Supplied information
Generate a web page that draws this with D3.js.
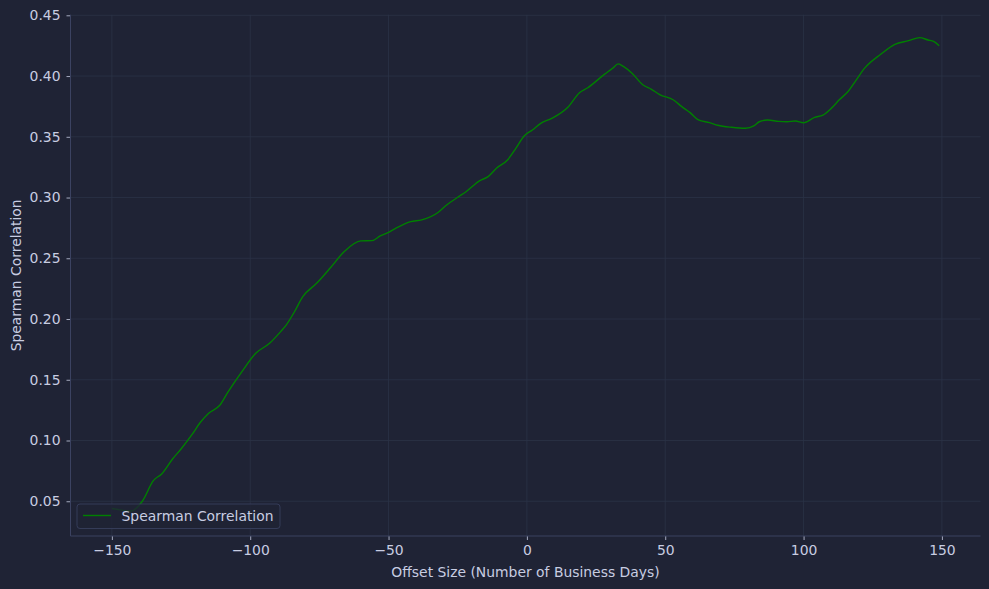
<!DOCTYPE html>
<html>
<head>
<meta charset="utf-8">
<script src="https://cdn.jsdelivr.net/npm/d3@7"></script>
<style>
  html, body { margin: 0; padding: 0; background: #1f2335; }
  svg { display: block; }
</style>
</head>
<body>
<svg id="chart" width="989" height="589"></svg>
<script>
// ---- data ----
const offsets = [-150, -143, -139, -135, -132, -128, -125, -121, -118, -115, -111, -108, -103, -98, -93, -89, -87, -84, -81, -76, -71, -66, -60, -56, -53, -50, -47, -42, -38, -32, -29, -25, -22, -17, -14, -11, -7, -4, -1, 2, 5, 9, 15, 19, 22, 28, 31, 33, 35, 38, 42, 45, 48, 53, 56, 59, 62, 66, 69, 74, 79, 82, 84, 87, 91, 94, 97, 100, 104, 107, 110, 113, 116, 119, 122, 128, 133, 138, 142, 145, 147, 149];
const correlations = [0.044, 0.042, 0.050, 0.067, 0.0725, 0.085, 0.093, 0.105, 0.115, 0.1225, 0.129, 0.140, 0.1567, 0.1718, 0.180, 0.1896, 0.195, 0.206, 0.2184, 0.2294, 0.2422, 0.2556, 0.2643, 0.2645, 0.2684, 0.2714, 0.2752, 0.2802, 0.2816, 0.2879, 0.2939, 0.3002, 0.3048, 0.3139, 0.3172, 0.3241, 0.3309, 0.3405, 0.3507, 0.3556, 0.3611, 0.3652, 0.3748, 0.3863, 0.3904, 0.4014, 0.4064, 0.4100, 0.4077, 0.4023, 0.3926, 0.3891, 0.3848, 0.3803, 0.3748, 0.3699, 0.3639, 0.3617, 0.3595, 0.3578, 0.3570, 0.3589, 0.3624, 0.3638, 0.3627, 0.3624, 0.3630, 0.3616, 0.3660, 0.3679, 0.3734, 0.3806, 0.3871, 0.3967, 0.4063, 0.4181, 0.4261, 0.4291, 0.4316, 0.4297, 0.4286, 0.4250];
const xTicks = [-150, -100, -50, 0, 50, 100, 150];
const yTicks = [0.05, 0.10, 0.15, 0.20, 0.25, 0.30, 0.35, 0.40, 0.45];
const seriesName = "Spearman Correlation";
const xLabel = "Offset Size (Number of Business Days)";
const yLabel = "Spearman Correlation";

// ---- style ----
const bg = "#1f2335";
const gridColor = "#2b3246";
const spineColor = "#3b4261";
const textColor = "#c8cde2";
const lineColor = "#008000";
const font = "DejaVu Sans, sans-serif";
const fs = 13.9;

const margin = {left: 70.5, right: 8.5, top: 14.7, bottom: 53};
const W = 989, H = 589;
const svg = d3.select("#chart");
svg.append("rect").attr("width", W).attr("height", H).attr("fill", bg);

const x = d3.scaleLinear().domain([-164.95, 163.95]).range([margin.left, W - margin.right]);
const y = d3.scaleLinear().domain([0.0214, 0.4505]).range([H - margin.bottom, margin.top]);

const g = svg.append("g");

// grid
g.append("g").selectAll("line").data(xTicks).join("line")
  .attr("x1", d => x(d)).attr("x2", d => x(d))
  .attr("y1", margin.top).attr("y2", H - margin.bottom)
  .attr("stroke", gridColor).attr("stroke-width", 0.8);
g.append("g").selectAll("line").data(yTicks).join("line")
  .attr("x1", margin.left).attr("x2", W - margin.right)
  .attr("y1", d => y(d)).attr("y2", d => y(d))
  .attr("stroke", gridColor).attr("stroke-width", 0.8);

// axes
const fmtX = d => (d < 0 ? "\u2212" + Math.abs(d) : String(d));
const xAxis = d3.axisBottom(x).tickValues(xTicks).tickFormat(fmtX).tickSize(4).tickPadding(5);
const yAxis = d3.axisLeft(y).tickValues(yTicks).tickFormat(d3.format(".2f")).tickSize(4).tickPadding(6);

const gx = svg.append("g").attr("transform", `translate(0,${H - margin.bottom})`).call(xAxis);
const gy = svg.append("g").attr("transform", `translate(${margin.left},0)`).call(yAxis);
[gx, gy].forEach(a => {
  a.select(".domain").remove();
  a.selectAll(".tick line").attr("stroke", textColor).attr("stroke-width", 0.8);
  a.selectAll(".tick text").attr("fill", textColor).attr("font-family", font).attr("font-size", fs);
});

// spines (left & bottom)
svg.append("line").attr("x1", margin.left).attr("x2", margin.left)
  .attr("y1", margin.top).attr("y2", H - margin.bottom)
  .attr("stroke", spineColor).attr("stroke-width", 1);
svg.append("line").attr("x1", margin.left).attr("x2", W - margin.right)
  .attr("y1", H - margin.bottom).attr("y2", H - margin.bottom)
  .attr("stroke", spineColor).attr("stroke-width", 1);

// line
const data = offsets.map((o, i) => ({x: o, y: correlations[i]}));
const line = d3.line().x(d => x(d.x)).y(d => y(d.y)).curve(d3.curveMonotoneX);
svg.append("path").datum(data).attr("d", line)
  .attr("fill", "none").attr("stroke", lineColor).attr("stroke-width", 1.4);

// labels
svg.append("text").attr("x", (margin.left + W - margin.right) / 2).attr("y", 577)
  .attr("text-anchor", "middle").attr("fill", textColor)
  .attr("font-family", font).attr("font-size", fs).text(xLabel);
svg.append("text").attr("transform", `translate(21,${(margin.top + H - margin.bottom) / 2}) rotate(-90)`)
  .attr("text-anchor", "middle").attr("fill", textColor)
  .attr("font-family", font).attr("font-size", fs).text(yLabel);

// legend
const lg = svg.append("g");
lg.append("rect").attr("x", 77).attr("y", 504).attr("width", 203).attr("height", 24.5)
  .attr("rx", 3).attr("fill", bg).attr("fill-opacity", 0.8)
  .attr("stroke", spineColor).attr("stroke-opacity", 0.8).attr("stroke-width", 1);
lg.append("line").attr("x1", 83).attr("x2", 111).attr("y1", 515.5).attr("y2", 515.5)
  .attr("stroke", lineColor).attr("stroke-width", 1.4);
lg.append("text").attr("x", 121.5).attr("y", 520.8).attr("fill", textColor)
  .attr("font-family", font).attr("font-size", fs).text(seriesName);
</script>
</body>
</html>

What this task involves
Print each line of the material above exactly, with the pictures removed from your copy.

Exercise answer
Generate a web page that draws this with D3.js.
<!DOCTYPE html>
<html>
<head>
<meta charset="utf-8">
<script src="https://cdn.jsdelivr.net/npm/d3@7"></script>
<style>
  html, body { margin: 0; padding: 0; background: #1f2335; }
  svg { display: block; }
</style>
</head>
<body>
<svg id="chart" width="989" height="589"></svg>
<script>
// ---- data ----
const offsets = [-150, -143, -139, -135, -132, -128, -125, -121, -118, -115, -111, -108, -103, -98, -93, -89, -87, -84, -81, -76, -71, -66, -60, -56, -53, -50, -47, -42, -38, -32, -29, -25, -22, -17, -14, -11, -7, -4, -1, 2, 5, 9, 15, 19, 22, 28, 31, 33, 35, 38, 42, 45, 48, 53, 56, 59, 62, 66, 69, 74, 79, 82, 84, 87, 91, 94, 97, 100, 104, 107, 110, 113, 116, 119, 122, 128, 133, 138, 142, 145, 147, 149];
const correlations = [0.044, 0.042, 0.050, 0.067, 0.0725, 0.085, 0.093, 0.105, 0.115, 0.1225, 0.129, 0.140, 0.1567, 0.1718, 0.180, 0.1896, 0.195, 0.206, 0.2184, 0.2294, 0.2422, 0.2556, 0.2643, 0.2645, 0.2684, 0.2714, 0.2752, 0.2802, 0.2816, 0.2879, 0.2939, 0.3002, 0.3048, 0.3139, 0.3172, 0.3241, 0.3309, 0.3405, 0.3507, 0.3556, 0.3611, 0.3652, 0.3748, 0.3863, 0.3904, 0.4014, 0.4064, 0.4100, 0.4077, 0.4023, 0.3926, 0.3891, 0.3848, 0.3803, 0.3748, 0.3699, 0.3639, 0.3617, 0.3595, 0.3578, 0.3570, 0.3589, 0.3624, 0.3638, 0.3627, 0.3624, 0.3630, 0.3616, 0.3660, 0.3679, 0.3734, 0.3806, 0.3871, 0.3967, 0.4063, 0.4181, 0.4261, 0.4291, 0.4316, 0.4297, 0.4286, 0.4250];
const xTicks = [-150, -100, -50, 0, 50, 100, 150];
const yTicks = [0.05, 0.10, 0.15, 0.20, 0.25, 0.30, 0.35, 0.40, 0.45];
const seriesName = "Spearman Correlation";
const xLabel = "Offset Size (Number of Business Days)";
const yLabel = "Spearman Correlation";

// ---- style ----
const bg = "#1f2335";
const gridColor = "#2b3246";
const spineColor = "#3b4261";
const textColor = "#c8cde2";
const lineColor = "#008000";
const font = "DejaVu Sans, sans-serif";
const fs = 13.9;

const margin = {left: 70.5, right: 8.5, top: 14.7, bottom: 53};
const W = 989, H = 589;
const svg = d3.select("#chart");
svg.append("rect").attr("width", W).attr("height", H).attr("fill", bg);

const x = d3.scaleLinear().domain([-164.95, 163.95]).range([margin.left, W - margin.right]);
const y = d3.scaleLinear().domain([0.0214, 0.4505]).range([H - margin.bottom, margin.top]);

const g = svg.append("g");

// grid
g.append("g").selectAll("line").data(xTicks).join("line")
  .attr("x1", d => x(d)).attr("x2", d => x(d))
  .attr("y1", margin.top).attr("y2", H - margin.bottom)
  .attr("stroke", gridColor).attr("stroke-width", 0.8);
g.append("g").selectAll("line").data(yTicks).join("line")
  .attr("x1", margin.left).attr("x2", W - margin.right)
  .attr("y1", d => y(d)).attr("y2", d => y(d))
  .attr("stroke", gridColor).attr("stroke-width", 0.8);

// axes
const fmtX = d => (d < 0 ? "\u2212" + Math.abs(d) : String(d));
const xAxis = d3.axisBottom(x).tickValues(xTicks).tickFormat(fmtX).tickSize(4).tickPadding(5);
const yAxis = d3.axisLeft(y).tickValues(yTicks).tickFormat(d3.format(".2f")).tickSize(4).tickPadding(6);

const gx = svg.append("g").attr("transform", `translate(0,${H - margin.bottom})`).call(xAxis);
const gy = svg.append("g").attr("transform", `translate(${margin.left},0)`).call(yAxis);
[gx, gy].forEach(a => {
  a.select(".domain").remove();
  a.selectAll(".tick line").attr("stroke", textColor).attr("stroke-width", 0.8);
  a.selectAll(".tick text").attr("fill", textColor).attr("font-family", font).attr("font-size", fs);
});

// spines (left & bottom)
svg.append("line").attr("x1", margin.left).attr("x2", margin.left)
  .attr("y1", margin.top).attr("y2", H - margin.bottom)
  .attr("stroke", spineColor).attr("stroke-width", 1);
svg.append("line").attr("x1", margin.left).attr("x2", W - margin.right)
  .attr("y1", H - margin.bottom).attr("y2", H - margin.bottom)
  .attr("stroke", spineColor).attr("stroke-width", 1);

// line
const data = offsets.map((o, i) => ({x: o, y: correlations[i]}));
const line = d3.line().x(d => x(d.x)).y(d => y(d.y)).curve(d3.curveMonotoneX);
svg.append("path").datum(data).attr("d", line)
  .attr("fill", "none").attr("stroke", lineColor).attr("stroke-width", 1.4);

// labels
svg.append("text").attr("x", (margin.left + W - margin.right) / 2).attr("y", 577)
  .attr("text-anchor", "middle").attr("fill", textColor)
  .attr("font-family", font).attr("font-size", fs).text(xLabel);
svg.append("text").attr("transform", `translate(21,${(margin.top + H - margin.bottom) / 2}) rotate(-90)`)
  .attr("text-anchor", "middle").attr("fill", textColor)
  .attr("font-family", font).attr("font-size", fs).text(yLabel);

// legend
const lg = svg.append("g");
lg.append("rect").attr("x", 77).attr("y", 504).attr("width", 203).attr("height", 24.5)
  .attr("rx", 3).attr("fill", bg).attr("fill-opacity", 0.8)
  .attr("stroke", spineColor).attr("stroke-opacity", 0.8).attr("stroke-width", 1);
lg.append("line").attr("x1", 83).attr("x2", 111).attr("y1", 515.5).attr("y2", 515.5)
  .attr("stroke", lineColor).attr("stroke-width", 1.4);
lg.append("text").attr("x", 121.5).attr("y", 520.8).attr("fill", textColor)
  .attr("font-family", font).attr("font-size", fs).text(seriesName);
</script>
</body>
</html>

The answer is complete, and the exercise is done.